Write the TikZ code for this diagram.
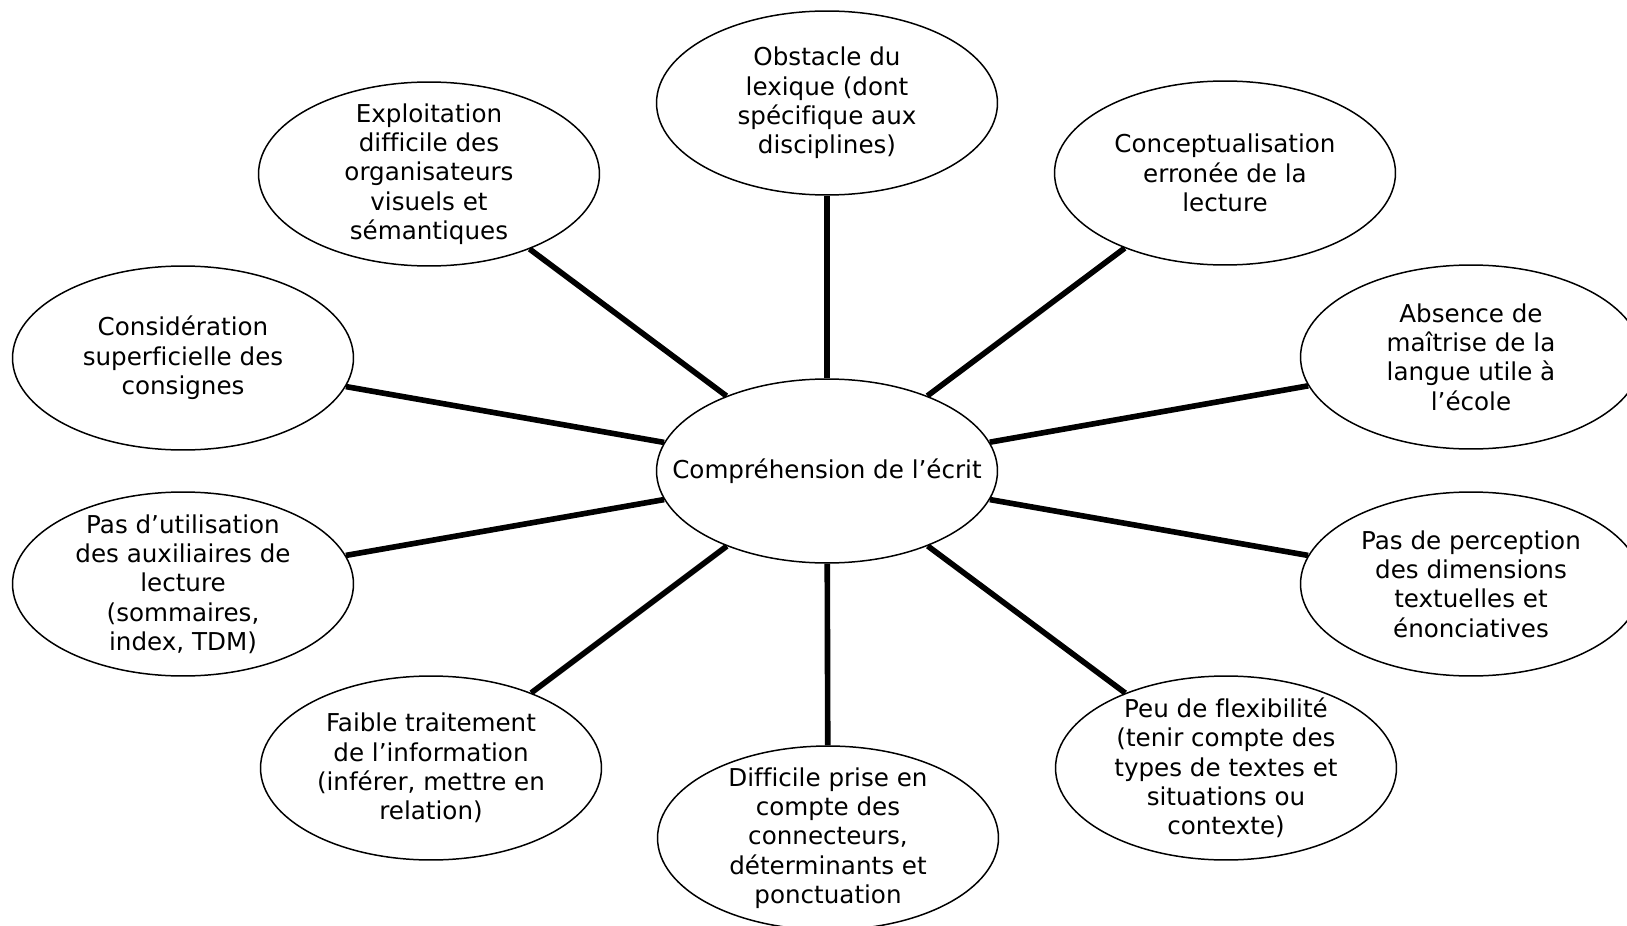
\documentclass[tikz,border=0pt]{standalone}
\usepackage{fontspec}
\setmainfont{DejaVu Sans}[Ligatures=NoCommon]
\usetikzlibrary{shapes.geometric}

\begin{document}
\begin{tikzpicture}[x=0.02cm, y=-0.02cm, line width=0.85pt,
        main/.style = {draw, ellipse, align=center, minimum width=6.82cm, minimum height=3.68cm,
            inner sep=-1cm, font=\fontsize{14}{16.7}\selectfont},
        link/.style = {line width=3.2pt}]
    \useasboundingbox (0,0) rectangle (1627,926);
        \node[main] (0) at (827,471) {Compréhension de l’écrit};
        \node[main] (1) at (827,103) {Obstacle du\\lexique (dont\\spécifique aux\\disciplines)};
        \node[main] (2) at (1225,173) {Conceptualisation\\erronée de la\\lecture};
        \node[main] (3) at (1471,357) {Absence de\\maîtrise de la\\langue utile à\\l’école};
        \node[main] (4) at (1471,584) {Pas de perception\\des dimensions\\textuelles et\\énonciatives};
        \node[main] (5) at (1226,768) {Peu de flexibilité\\(tenir compte des\\types de textes et\\situations ou\\contexte)};
        \node[main] (6) at (828,838) {Difficile prise en\\compte des\\connecteurs,\\déterminants et\\ponctuation};
        \node[main] (7) at (431,768) {Faible traitement\\de l’information\\(inférer, mettre en\\relation)};
        \node[main] (8) at (183,584) {Pas d’utilisation\\des auxiliaires de\\lecture\\(sommaires,\\index, TDM)};
        \node[main] (9) at (183,358) {Considération\\superficielle des\\consignes};
        \node[main] (10) at (429,174) {Exploitation\\difficile des\\organisateurs\\visuels et\\sémantiques};
    
        \path[link] (0) edge (1) edge (2) edge (3) edge (4) edge (5)
            edge (6) edge (7) edge (8) edge (9) edge (10);
    
    \end{tikzpicture}
\end{document}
+++
WORK TO COMPLETE: Restate each line from the start of the listing through the line bearing "(10) at (429,174)" word for word. Drop the pictures.

EXERCISE OUTPUT:
Write the TikZ code for this diagram.
\documentclass[tikz,border=0pt]{standalone}
\usepackage{fontspec}
\setmainfont{DejaVu Sans}[Ligatures=NoCommon]
\usetikzlibrary{shapes.geometric}

\begin{document}
\begin{tikzpicture}[x=0.02cm, y=-0.02cm, line width=0.85pt,
        main/.style = {draw, ellipse, align=center, minimum width=6.82cm, minimum height=3.68cm,
            inner sep=-1cm, font=\fontsize{14}{16.7}\selectfont},
        link/.style = {line width=3.2pt}]
    \useasboundingbox (0,0) rectangle (1627,926);
        \node[main] (0) at (827,471) {Compréhension de l’écrit};
        \node[main] (1) at (827,103) {Obstacle du\\lexique (dont\\spécifique aux\\disciplines)};
        \node[main] (2) at (1225,173) {Conceptualisation\\erronée de la\\lecture};
        \node[main] (3) at (1471,357) {Absence de\\maîtrise de la\\langue utile à\\l’école};
        \node[main] (4) at (1471,584) {Pas de perception\\des dimensions\\textuelles et\\énonciatives};
        \node[main] (5) at (1226,768) {Peu de flexibilité\\(tenir compte des\\types de textes et\\situations ou\\contexte)};
        \node[main] (6) at (828,838) {Difficile prise en\\compte des\\connecteurs,\\déterminants et\\ponctuation};
        \node[main] (7) at (431,768) {Faible traitement\\de l’information\\(inférer, mettre en\\relation)};
        \node[main] (8) at (183,584) {Pas d’utilisation\\des auxiliaires de\\lecture\\(sommaires,\\index, TDM)};
        \node[main] (9) at (183,358) {Considération\\superficielle des\\consignes};
        \node[main] (10) at (429,174) {Exploitation\\difficile des\\organisateurs\\visuels et\\sémantiques};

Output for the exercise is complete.